▶ CHALLENGE: Return the listing below verbatim. Pictures do not belong in the copy.

------ GIVEN DATA ------

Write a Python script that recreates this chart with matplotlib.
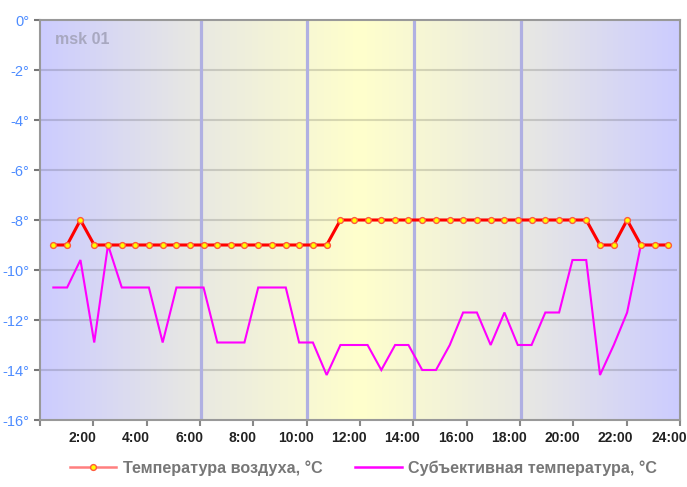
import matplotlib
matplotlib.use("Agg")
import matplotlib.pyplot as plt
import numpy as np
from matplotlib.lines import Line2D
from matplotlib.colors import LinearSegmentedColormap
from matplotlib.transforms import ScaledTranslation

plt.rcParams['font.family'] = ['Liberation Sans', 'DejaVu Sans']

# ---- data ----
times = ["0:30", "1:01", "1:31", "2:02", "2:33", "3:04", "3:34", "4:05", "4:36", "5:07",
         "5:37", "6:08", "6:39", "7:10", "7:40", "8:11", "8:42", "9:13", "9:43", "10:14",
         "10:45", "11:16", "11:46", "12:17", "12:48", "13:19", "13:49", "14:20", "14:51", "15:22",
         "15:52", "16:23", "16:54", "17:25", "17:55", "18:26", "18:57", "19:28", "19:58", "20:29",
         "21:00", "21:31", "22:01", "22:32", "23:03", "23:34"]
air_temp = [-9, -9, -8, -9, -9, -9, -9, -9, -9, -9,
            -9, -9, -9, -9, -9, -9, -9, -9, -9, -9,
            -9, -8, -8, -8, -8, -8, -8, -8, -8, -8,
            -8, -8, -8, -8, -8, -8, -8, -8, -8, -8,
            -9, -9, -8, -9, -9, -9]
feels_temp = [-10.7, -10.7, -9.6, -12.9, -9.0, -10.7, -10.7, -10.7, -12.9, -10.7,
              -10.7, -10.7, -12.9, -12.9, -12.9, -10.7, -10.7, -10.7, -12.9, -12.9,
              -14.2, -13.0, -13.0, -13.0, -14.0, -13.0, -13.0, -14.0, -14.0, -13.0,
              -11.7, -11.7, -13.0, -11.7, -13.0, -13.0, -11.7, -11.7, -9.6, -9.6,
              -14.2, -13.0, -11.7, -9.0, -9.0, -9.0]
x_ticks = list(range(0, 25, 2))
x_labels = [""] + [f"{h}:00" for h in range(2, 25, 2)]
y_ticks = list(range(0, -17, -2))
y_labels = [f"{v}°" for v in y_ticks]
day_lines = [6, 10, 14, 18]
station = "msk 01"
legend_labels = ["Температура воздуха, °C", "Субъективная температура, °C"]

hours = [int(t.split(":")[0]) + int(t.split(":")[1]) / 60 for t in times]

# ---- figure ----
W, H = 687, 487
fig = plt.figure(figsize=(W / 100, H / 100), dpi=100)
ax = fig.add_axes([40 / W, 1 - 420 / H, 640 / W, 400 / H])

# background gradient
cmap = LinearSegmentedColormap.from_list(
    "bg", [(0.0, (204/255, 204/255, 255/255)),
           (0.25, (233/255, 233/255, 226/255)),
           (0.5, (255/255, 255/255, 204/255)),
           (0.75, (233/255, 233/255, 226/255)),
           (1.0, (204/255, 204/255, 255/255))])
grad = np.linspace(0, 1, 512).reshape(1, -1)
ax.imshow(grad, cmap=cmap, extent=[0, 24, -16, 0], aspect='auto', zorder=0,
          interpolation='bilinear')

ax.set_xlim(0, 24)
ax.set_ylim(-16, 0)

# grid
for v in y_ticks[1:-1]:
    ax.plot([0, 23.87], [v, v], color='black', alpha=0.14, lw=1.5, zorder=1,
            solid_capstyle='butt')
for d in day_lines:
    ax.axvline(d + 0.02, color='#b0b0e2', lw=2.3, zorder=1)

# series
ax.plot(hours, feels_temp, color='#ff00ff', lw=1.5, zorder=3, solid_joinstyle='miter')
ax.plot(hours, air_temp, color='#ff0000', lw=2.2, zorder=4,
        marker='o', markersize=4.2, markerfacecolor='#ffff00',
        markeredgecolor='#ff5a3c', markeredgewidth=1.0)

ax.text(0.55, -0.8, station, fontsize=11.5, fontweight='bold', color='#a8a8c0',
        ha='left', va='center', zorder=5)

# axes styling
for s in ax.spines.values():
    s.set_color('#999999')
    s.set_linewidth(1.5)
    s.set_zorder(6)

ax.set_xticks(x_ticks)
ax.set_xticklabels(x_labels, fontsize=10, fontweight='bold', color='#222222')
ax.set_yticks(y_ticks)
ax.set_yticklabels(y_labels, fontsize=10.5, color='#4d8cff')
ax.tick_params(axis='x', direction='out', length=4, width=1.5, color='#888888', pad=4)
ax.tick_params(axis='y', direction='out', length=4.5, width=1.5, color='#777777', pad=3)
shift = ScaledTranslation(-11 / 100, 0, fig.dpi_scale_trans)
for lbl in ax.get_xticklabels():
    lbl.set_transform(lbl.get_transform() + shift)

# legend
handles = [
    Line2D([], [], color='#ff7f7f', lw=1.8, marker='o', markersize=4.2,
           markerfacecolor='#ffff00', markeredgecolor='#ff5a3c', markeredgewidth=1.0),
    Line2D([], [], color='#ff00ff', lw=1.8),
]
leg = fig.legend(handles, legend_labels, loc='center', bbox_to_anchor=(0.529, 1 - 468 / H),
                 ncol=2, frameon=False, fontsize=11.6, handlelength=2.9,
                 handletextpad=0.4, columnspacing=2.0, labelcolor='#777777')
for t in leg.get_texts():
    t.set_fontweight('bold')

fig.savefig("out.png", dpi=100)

------

▶ COMPLETE ANSWER:
Write a Python script that recreates this chart with matplotlib.
import matplotlib
matplotlib.use("Agg")
import matplotlib.pyplot as plt
import numpy as np
from matplotlib.lines import Line2D
from matplotlib.colors import LinearSegmentedColormap
from matplotlib.transforms import ScaledTranslation

plt.rcParams['font.family'] = ['Liberation Sans', 'DejaVu Sans']

# ---- data ----
times = ["0:30", "1:01", "1:31", "2:02", "2:33", "3:04", "3:34", "4:05", "4:36", "5:07",
         "5:37", "6:08", "6:39", "7:10", "7:40", "8:11", "8:42", "9:13", "9:43", "10:14",
         "10:45", "11:16", "11:46", "12:17", "12:48", "13:19", "13:49", "14:20", "14:51", "15:22",
         "15:52", "16:23", "16:54", "17:25", "17:55", "18:26", "18:57", "19:28", "19:58", "20:29",
         "21:00", "21:31", "22:01", "22:32", "23:03", "23:34"]
air_temp = [-9, -9, -8, -9, -9, -9, -9, -9, -9, -9,
            -9, -9, -9, -9, -9, -9, -9, -9, -9, -9,
            -9, -8, -8, -8, -8, -8, -8, -8, -8, -8,
            -8, -8, -8, -8, -8, -8, -8, -8, -8, -8,
            -9, -9, -8, -9, -9, -9]
feels_temp = [-10.7, -10.7, -9.6, -12.9, -9.0, -10.7, -10.7, -10.7, -12.9, -10.7,
              -10.7, -10.7, -12.9, -12.9, -12.9, -10.7, -10.7, -10.7, -12.9, -12.9,
              -14.2, -13.0, -13.0, -13.0, -14.0, -13.0, -13.0, -14.0, -14.0, -13.0,
              -11.7, -11.7, -13.0, -11.7, -13.0, -13.0, -11.7, -11.7, -9.6, -9.6,
              -14.2, -13.0, -11.7, -9.0, -9.0, -9.0]
x_ticks = list(range(0, 25, 2))
x_labels = [""] + [f"{h}:00" for h in range(2, 25, 2)]
y_ticks = list(range(0, -17, -2))
y_labels = [f"{v}°" for v in y_ticks]
day_lines = [6, 10, 14, 18]
station = "msk 01"
legend_labels = ["Температура воздуха, °C", "Субъективная температура, °C"]

hours = [int(t.split(":")[0]) + int(t.split(":")[1]) / 60 for t in times]

# ---- figure ----
W, H = 687, 487
fig = plt.figure(figsize=(W / 100, H / 100), dpi=100)
ax = fig.add_axes([40 / W, 1 - 420 / H, 640 / W, 400 / H])

# background gradient
cmap = LinearSegmentedColormap.from_list(
    "bg", [(0.0, (204/255, 204/255, 255/255)),
           (0.25, (233/255, 233/255, 226/255)),
           (0.5, (255/255, 255/255, 204/255)),
           (0.75, (233/255, 233/255, 226/255)),
           (1.0, (204/255, 204/255, 255/255))])
grad = np.linspace(0, 1, 512).reshape(1, -1)
ax.imshow(grad, cmap=cmap, extent=[0, 24, -16, 0], aspect='auto', zorder=0,
          interpolation='bilinear')

ax.set_xlim(0, 24)
ax.set_ylim(-16, 0)

# grid
for v in y_ticks[1:-1]:
    ax.plot([0, 23.87], [v, v], color='black', alpha=0.14, lw=1.5, zorder=1,
            solid_capstyle='butt')
for d in day_lines:
    ax.axvline(d + 0.02, color='#b0b0e2', lw=2.3, zorder=1)

# series
ax.plot(hours, feels_temp, color='#ff00ff', lw=1.5, zorder=3, solid_joinstyle='miter')
ax.plot(hours, air_temp, color='#ff0000', lw=2.2, zorder=4,
        marker='o', markersize=4.2, markerfacecolor='#ffff00',
        markeredgecolor='#ff5a3c', markeredgewidth=1.0)

ax.text(0.55, -0.8, station, fontsize=11.5, fontweight='bold', color='#a8a8c0',
        ha='left', va='center', zorder=5)

# axes styling
for s in ax.spines.values():
    s.set_color('#999999')
    s.set_linewidth(1.5)
    s.set_zorder(6)

ax.set_xticks(x_ticks)
ax.set_xticklabels(x_labels, fontsize=10, fontweight='bold', color='#222222')
ax.set_yticks(y_ticks)
ax.set_yticklabels(y_labels, fontsize=10.5, color='#4d8cff')
ax.tick_params(axis='x', direction='out', length=4, width=1.5, color='#888888', pad=4)
ax.tick_params(axis='y', direction='out', length=4.5, width=1.5, color='#777777', pad=3)
shift = ScaledTranslation(-11 / 100, 0, fig.dpi_scale_trans)
for lbl in ax.get_xticklabels():
    lbl.set_transform(lbl.get_transform() + shift)

# legend
handles = [
    Line2D([], [], color='#ff7f7f', lw=1.8, marker='o', markersize=4.2,
           markerfacecolor='#ffff00', markeredgecolor='#ff5a3c', markeredgewidth=1.0),
    Line2D([], [], color='#ff00ff', lw=1.8),
]
leg = fig.legend(handles, legend_labels, loc='center', bbox_to_anchor=(0.529, 1 - 468 / H),
                 ncol=2, frameon=False, fontsize=11.6, handlelength=2.9,
                 handletextpad=0.4, columnspacing=2.0, labelcolor='#777777')
for t in leg.get_texts():
    t.set_fontweight('bold')

fig.savefig("out.png", dpi=100)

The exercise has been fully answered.